MATERIAL:
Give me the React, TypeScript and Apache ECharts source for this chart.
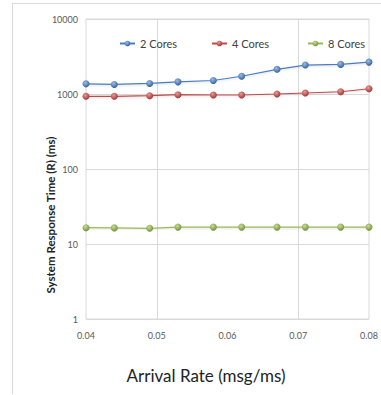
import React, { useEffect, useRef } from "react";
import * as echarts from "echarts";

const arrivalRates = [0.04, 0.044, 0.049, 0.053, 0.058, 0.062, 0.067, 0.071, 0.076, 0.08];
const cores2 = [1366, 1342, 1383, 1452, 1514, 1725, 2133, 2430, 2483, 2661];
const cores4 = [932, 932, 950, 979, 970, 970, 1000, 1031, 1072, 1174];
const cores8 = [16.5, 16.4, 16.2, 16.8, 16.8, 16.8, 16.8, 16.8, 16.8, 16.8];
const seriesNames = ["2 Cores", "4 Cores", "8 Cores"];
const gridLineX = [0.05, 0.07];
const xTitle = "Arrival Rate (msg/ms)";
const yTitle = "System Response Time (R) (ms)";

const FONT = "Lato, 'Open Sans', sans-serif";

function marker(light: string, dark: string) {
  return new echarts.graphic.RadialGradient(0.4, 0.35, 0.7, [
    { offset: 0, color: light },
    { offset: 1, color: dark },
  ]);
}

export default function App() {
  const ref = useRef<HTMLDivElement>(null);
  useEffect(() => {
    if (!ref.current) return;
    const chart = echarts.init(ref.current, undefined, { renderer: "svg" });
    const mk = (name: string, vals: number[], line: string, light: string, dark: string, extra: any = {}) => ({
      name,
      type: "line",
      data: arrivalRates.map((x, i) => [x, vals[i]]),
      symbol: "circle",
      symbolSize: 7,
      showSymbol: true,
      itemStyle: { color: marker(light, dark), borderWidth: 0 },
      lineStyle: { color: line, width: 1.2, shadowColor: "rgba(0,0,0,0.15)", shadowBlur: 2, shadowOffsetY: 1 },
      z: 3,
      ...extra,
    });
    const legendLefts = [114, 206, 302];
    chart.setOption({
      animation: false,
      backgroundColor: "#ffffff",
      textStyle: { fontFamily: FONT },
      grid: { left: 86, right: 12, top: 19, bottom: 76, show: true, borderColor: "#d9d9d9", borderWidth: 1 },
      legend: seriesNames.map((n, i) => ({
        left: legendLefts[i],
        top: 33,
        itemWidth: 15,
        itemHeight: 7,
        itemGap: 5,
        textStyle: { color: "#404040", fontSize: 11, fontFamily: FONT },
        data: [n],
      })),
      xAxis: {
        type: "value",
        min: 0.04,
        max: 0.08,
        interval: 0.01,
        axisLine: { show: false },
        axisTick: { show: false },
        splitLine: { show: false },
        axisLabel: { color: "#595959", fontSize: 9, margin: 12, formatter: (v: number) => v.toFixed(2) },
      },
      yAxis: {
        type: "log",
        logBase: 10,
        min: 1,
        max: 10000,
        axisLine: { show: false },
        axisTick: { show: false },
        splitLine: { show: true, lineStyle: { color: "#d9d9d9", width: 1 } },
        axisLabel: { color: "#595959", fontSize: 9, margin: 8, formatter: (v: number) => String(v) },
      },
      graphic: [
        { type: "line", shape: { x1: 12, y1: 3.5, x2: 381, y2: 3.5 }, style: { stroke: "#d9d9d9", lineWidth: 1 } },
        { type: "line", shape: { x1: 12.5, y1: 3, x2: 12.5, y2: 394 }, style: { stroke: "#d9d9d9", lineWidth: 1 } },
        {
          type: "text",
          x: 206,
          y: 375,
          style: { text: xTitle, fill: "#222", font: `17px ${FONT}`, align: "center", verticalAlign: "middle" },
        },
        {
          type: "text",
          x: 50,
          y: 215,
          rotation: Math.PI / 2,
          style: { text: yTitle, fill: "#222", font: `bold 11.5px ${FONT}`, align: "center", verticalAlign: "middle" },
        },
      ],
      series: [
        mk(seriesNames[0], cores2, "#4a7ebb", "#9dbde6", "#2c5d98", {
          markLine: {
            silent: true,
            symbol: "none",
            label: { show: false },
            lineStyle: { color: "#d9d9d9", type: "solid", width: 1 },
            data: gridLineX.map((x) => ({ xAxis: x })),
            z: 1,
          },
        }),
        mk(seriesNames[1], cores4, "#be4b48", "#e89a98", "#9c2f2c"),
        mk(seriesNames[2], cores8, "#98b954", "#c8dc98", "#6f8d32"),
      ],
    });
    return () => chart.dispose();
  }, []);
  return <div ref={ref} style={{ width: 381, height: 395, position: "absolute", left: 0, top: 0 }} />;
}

TASK OBJECTIVE:
Copy out all the data without changing anything, and drop the pictures.

RESULT BELOW:
Give me the React, TypeScript and Apache ECharts source for this chart.
import React, { useEffect, useRef } from "react";
import * as echarts from "echarts";

const arrivalRates = [0.04, 0.044, 0.049, 0.053, 0.058, 0.062, 0.067, 0.071, 0.076, 0.08];
const cores2 = [1366, 1342, 1383, 1452, 1514, 1725, 2133, 2430, 2483, 2661];
const cores4 = [932, 932, 950, 979, 970, 970, 1000, 1031, 1072, 1174];
const cores8 = [16.5, 16.4, 16.2, 16.8, 16.8, 16.8, 16.8, 16.8, 16.8, 16.8];
const seriesNames = ["2 Cores", "4 Cores", "8 Cores"];
const gridLineX = [0.05, 0.07];
const xTitle = "Arrival Rate (msg/ms)";
const yTitle = "System Response Time (R) (ms)";

const FONT = "Lato, 'Open Sans', sans-serif";

function marker(light: string, dark: string) {
  return new echarts.graphic.RadialGradient(0.4, 0.35, 0.7, [
    { offset: 0, color: light },
    { offset: 1, color: dark },
  ]);
}

export default function App() {
  const ref = useRef<HTMLDivElement>(null);
  useEffect(() => {
    if (!ref.current) return;
    const chart = echarts.init(ref.current, undefined, { renderer: "svg" });
    const mk = (name: string, vals: number[], line: string, light: string, dark: string, extra: any = {}) => ({
      name,
      type: "line",
      data: arrivalRates.map((x, i) => [x, vals[i]]),
      symbol: "circle",
      symbolSize: 7,
      showSymbol: true,
      itemStyle: { color: marker(light, dark), borderWidth: 0 },
      lineStyle: { color: line, width: 1.2, shadowColor: "rgba(0,0,0,0.15)", shadowBlur: 2, shadowOffsetY: 1 },
      z: 3,
      ...extra,
    });
    const legendLefts = [114, 206, 302];
    chart.setOption({
      animation: false,
      backgroundColor: "#ffffff",
      textStyle: { fontFamily: FONT },
      grid: { left: 86, right: 12, top: 19, bottom: 76, show: true, borderColor: "#d9d9d9", borderWidth: 1 },
      legend: seriesNames.map((n, i) => ({
        left: legendLefts[i],
        top: 33,
        itemWidth: 15,
        itemHeight: 7,
        itemGap: 5,
        textStyle: { color: "#404040", fontSize: 11, fontFamily: FONT },
        data: [n],
      })),
      xAxis: {
        type: "value",
        min: 0.04,
        max: 0.08,
        interval: 0.01,
        axisLine: { show: false },
        axisTick: { show: false },
        splitLine: { show: false },
        axisLabel: { color: "#595959", fontSize: 9, margin: 12, formatter: (v: number) => v.toFixed(2) },
      },
      yAxis: {
        type: "log",
        logBase: 10,
        min: 1,
        max: 10000,
        axisLine: { show: false },
        axisTick: { show: false },
        splitLine: { show: true, lineStyle: { color: "#d9d9d9", width: 1 } },
        axisLabel: { color: "#595959", fontSize: 9, margin: 8, formatter: (v: number) => String(v) },
      },
      graphic: [
        { type: "line", shape: { x1: 12, y1: 3.5, x2: 381, y2: 3.5 }, style: { stroke: "#d9d9d9", lineWidth: 1 } },
        { type: "line", shape: { x1: 12.5, y1: 3, x2: 12.5, y2: 394 }, style: { stroke: "#d9d9d9", lineWidth: 1 } },
        {
          type: "text",
          x: 206,
          y: 375,
          style: { text: xTitle, fill: "#222", font: `17px ${FONT}`, align: "center", verticalAlign: "middle" },
        },
        {
          type: "text",
          x: 50,
          y: 215,
          rotation: Math.PI / 2,
          style: { text: yTitle, fill: "#222", font: `bold 11.5px ${FONT}`, align: "center", verticalAlign: "middle" },
        },
      ],
      series: [
        mk(seriesNames[0], cores2, "#4a7ebb", "#9dbde6", "#2c5d98", {
          markLine: {
            silent: true,
            symbol: "none",
            label: { show: false },
            lineStyle: { color: "#d9d9d9", type: "solid", width: 1 },
            data: gridLineX.map((x) => ({ xAxis: x })),
            z: 1,
          },
        }),
        mk(seriesNames[1], cores4, "#be4b48", "#e89a98", "#9c2f2c"),
        mk(seriesNames[2], cores8, "#98b954", "#c8dc98", "#6f8d32"),
      ],
    });
    return () => chart.dispose();
  }, []);
  return <div ref={ref} style={{ width: 381, height: 395, position: "absolute", left: 0, top: 0 }} />;
}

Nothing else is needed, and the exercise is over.